Sementara itu, di balik layar, Pertamina mencoba menenangkan massa dengan jargon-jargon damai. Kapal tanker telah tiba, distribusi segera normal, harap bersabar. Tapi siapa yang bisa sabar ketika deru knalpot di pagi hari kini tergantikan isak tangis para pengemudi ojek online yang menolak order karena tangki mereka lebih kosong dari dompet akhir bulan?
Dalam keputusasaan, rakyat pun mulai mengenang masa lalu. “Dulu kita hebat,” kata seorang kakek sambil menatap kilang dari kejauhan, “dulu kita bisa beli Pertamax tanpa drama, tanpa air mata.” Kini, kilang itu hanya berdiri bisu, seperti pahlawan tua yang kehilangan pedangnya. Asapnya masih mengepul, tapi tak satu pun warga yakin apakah ia masih bekerja atau hanya sedang menguap karena lelah.

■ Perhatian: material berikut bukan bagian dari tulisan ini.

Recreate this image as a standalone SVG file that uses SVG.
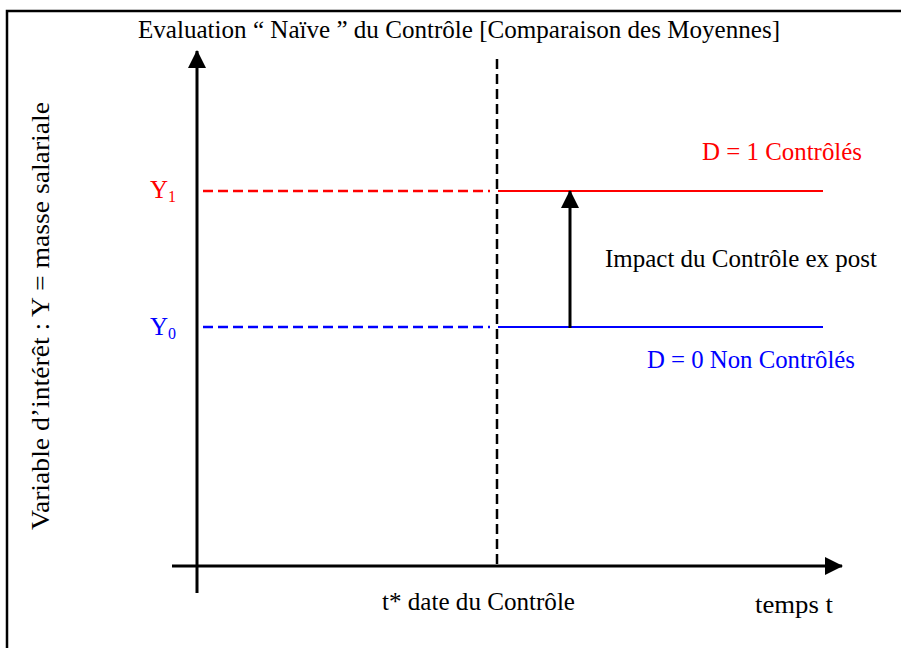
<svg xmlns="http://www.w3.org/2000/svg" width="901" height="648" viewBox="0 0 901 648" font-family="Liberation Serif, Times New Roman, serif" font-size="25">
<style>
.t{font-family:"Liberation Serif","Times New Roman",serif;font-size:25px}
.red{fill:#f00}.blue{fill:#00f}
.axis{stroke:#000;stroke-width:3;fill:none}
.dash{stroke-width:2.5;stroke-dasharray:10 5;fill:none}
</style>
<defs>
<marker id="ah" markerUnits="userSpaceOnUse" markerWidth="18" markerHeight="18" viewBox="0 0 18 18" refX="17" refY="9" orient="auto">
<path d="M0,0 L18,9 L0,18 Z" fill="#000"/>
</marker>
</defs>
<rect width="901" height="648" fill="#fff"/>
<g id="frame">
<path d="M7,648 V11 H901" stroke="#000" stroke-width="2.5" fill="none"/>
</g>
<g id="connectors">
<line class="axis" x1="197" y1="593" x2="197" y2="51" marker-end="url(#ah)"/>
<line class="axis" x1="172" y1="566" x2="842" y2="566" marker-end="url(#ah)"/>
<line class="dash" stroke="#000" x1="497" y1="59" x2="497" y2="566"/>
<line class="dash" stroke="#f00" x1="203" y1="191" x2="490" y2="191"/>
<line stroke="#f00" stroke-width="2" x1="498" y1="191" x2="823" y2="191"/>
<line class="dash" stroke="#00f" x1="203" y1="327" x2="490" y2="327"/>
<line stroke="#00f" stroke-width="2" x1="498" y1="327" x2="823" y2="327"/>
<line class="axis" x1="570" y1="328" x2="570" y2="191" marker-end="url(#ah)"/>
</g>
<g id="title"><text class="t" x="138" y="38" textLength="642" lengthAdjust="spacingAndGlyphs">Evaluation “ Naïve ” du Contrôle [Comparaison des Moyennes]</text></g>
<g id="ylabel"><text class="t" transform="translate(49,530) rotate(-90)" textLength="428" lengthAdjust="spacingAndGlyphs">Variable d’intérêt : Y = masse salariale</text></g>
<g id="y1"><text class="t red" x="150" y="198">Y<tspan font-size="16" dy="4">1</tspan></text></g>
<g id="y0"><text class="t blue" x="150" y="335">Y<tspan font-size="16" dy="4">0</tspan></text></g>
<g id="d1"><text class="t red" x="702" y="160" textLength="160" lengthAdjust="spacingAndGlyphs">D = 1 Contrôlés</text></g>
<g id="impact"><text class="t" x="605" y="267" textLength="272" lengthAdjust="spacingAndGlyphs">Impact du Contrôle ex post</text></g>
<g id="d0"><text class="t blue" x="647" y="368" textLength="208" lengthAdjust="spacingAndGlyphs">D = 0 Non Contrôlés</text></g>
<g id="tstar"><text class="t" x="382" y="610" textLength="193" lengthAdjust="spacingAndGlyphs">t* date du Contrôle</text></g>
<g id="temps"><text class="t" x="755" y="613" textLength="78" lengthAdjust="spacingAndGlyphs">temps  t</text></g>
</svg>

Di titik paling dramatis dari seluruh tragedi ini, muncul pertanyaan paling filosofis sepanjang sejarah kota, “Apa artinya menjadi Kota Minyak... jika minyak pun kini hanya tinggal kenangan?”
Balikpapan tidak sedang krisis BBM. Balikpapan sedang mengalami krisis identitas. Sebab yang paling menyakitkan bukanlah antrean panjang, tapi kenyataan bahwa kota yang katanya kaya, hari ini meminta-minta dari kota sebelah. Sebuah babak sejarah yang ditulis dengan solar, Pertamax, dan air mata absurditas.
Tapi tak apa. Seperti kata pepatah modern, selama masih ada tawa, maka tangki kehidupan belum benar-benar kosong.